Knock-outs are great for the public, but much less so for the players. Just remember Vitiugov.
The legendary champion sits behind the board once a year to the delight of all chess fans. Last year and this one the discipline he chose was Fischer Random.
(Strangely enough the Americans prefer not to use the name of their great champion for the game he invented – this time it was Chess 9LX, the last two digits are Roman numbers, in case you were confused).
These outings haven’t been too delightful for Kasparov. Last year he lost to Topalov, this year before the match against Caruana he said it will be “fun.” I wonder where he got the idea.
For anyone who has played chess a bit more seriously the only fun is the winning. Sometimes even that isn’t fun. For Kasparov to say that playing would be fun, simply cannot be true. Yet he said it.
You should probably be able to recognise this position:
It is the position that haunted Mark Taimanov for the rest of his life. It is the position from the 3rd game of his match with Fischer. In that moment Fischer was leading 1-0, the second game was adjourned in a drawn position and here in the third Taimanov had great position. He spent a lot of time and instead of trusting his intuition and play 20 Qh3 he went backwards 20 Nf3 and the rest is history.
In his book and all interviews afterwards Taimanov lamented how things would have been different had he played 20 Qh3 (he believed he was winning, though analysis shows he wasn’t), how the match would have been completely different, how everything would have been different. He couldn’t get this position out of his head.
Kasparov suffered a similar fate to Taimanov’s at Caruana’s hands in Saint Louis. In Game 2 he was winning (clearly, unlike Taimanov) but he blundered and lost. What happened next was a complete repetition of the Taimanov syndrome.
Kasparov mostly kept losing but it was all the 2nd game’s fault, if only he won, if only he didn’t blunder, the match would have been different. To make it worse, he kept getting winning positions but he also kept blundering, blaming it on that ill-fated Game 2. He said he couldn’t forget that game. A surprising thing to say by a player who often came back with a vengeance after a loss. Where did the psychological toughness go?
I am not sure how much Kasparov was saying what the public wanted to hear, or he was really fooling himself. He didn’t stand a chance in that match, irrelevant of that Game 2. Just like Taimanov would have lost that match to Fischer, Kasparov would have lost to Caruana. The fact that he was outplaying Caruana often means that Caruana wasn’t playing at his best, but even that sufficed to bludgeon the legend.
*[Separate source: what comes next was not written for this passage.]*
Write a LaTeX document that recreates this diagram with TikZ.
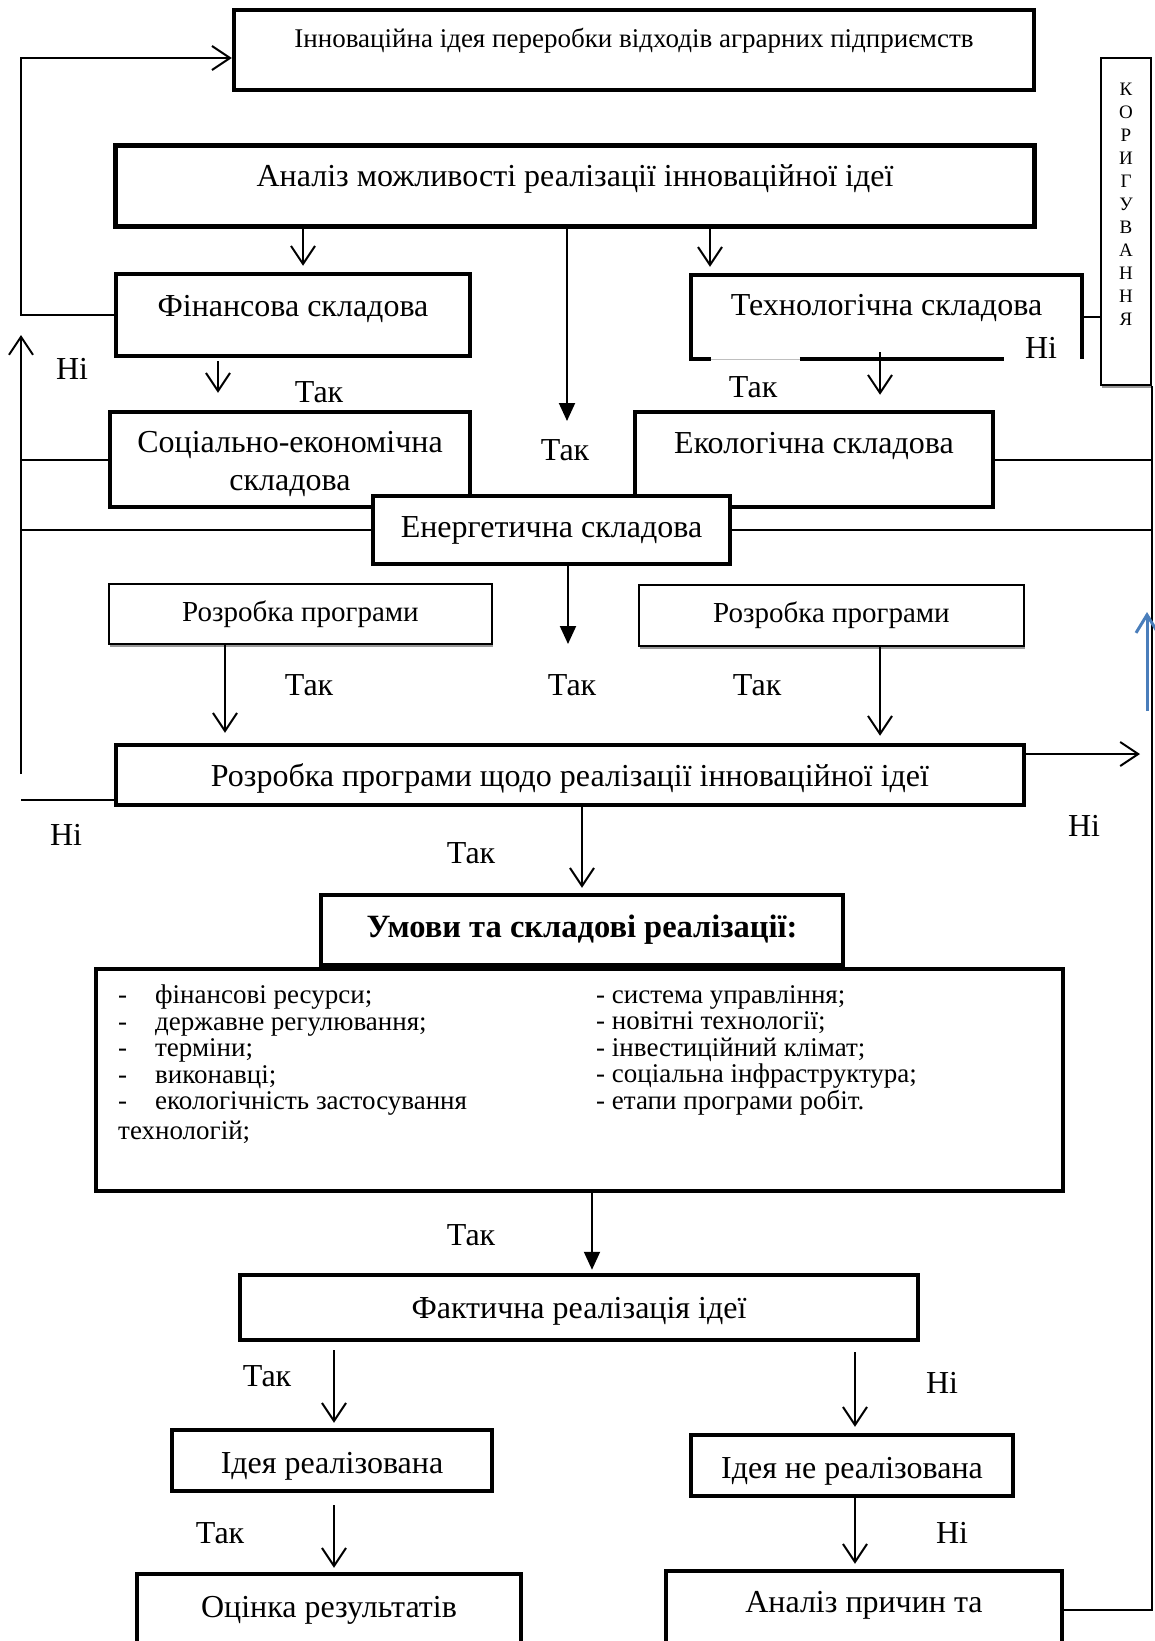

Time-troubles, age, lack of practice, these were the reasons given for the losses. Kasparov knew these would be present, so the real question is, why did he sit down to play and risk humiliation?
In 2016, when he decided to play blitz against America’s best players in the Ultimate Blitz Challenge, I asked him via Twitter why he was doing the same thing he criticised Fischer for in 1992 – coming back from retirement and risking a destruction of the legendary image he rightfully had. He never replied, of course, but I thought that perhaps the reason was the same as Fischer’s – money. But unlike Fischer, that money wouldn’t be from the prize fund.
I am sad that this happened to Kasparov. Perhaps even angry at him, for destroying his own image. He was my idol for as long as he played and I even briefly met him in Tromso in 2014. After the match Kasparov said that perhaps the suffering in the match was a sign from above to stop attempting to reverse time. I think he is right. Once retired legends should stay retired.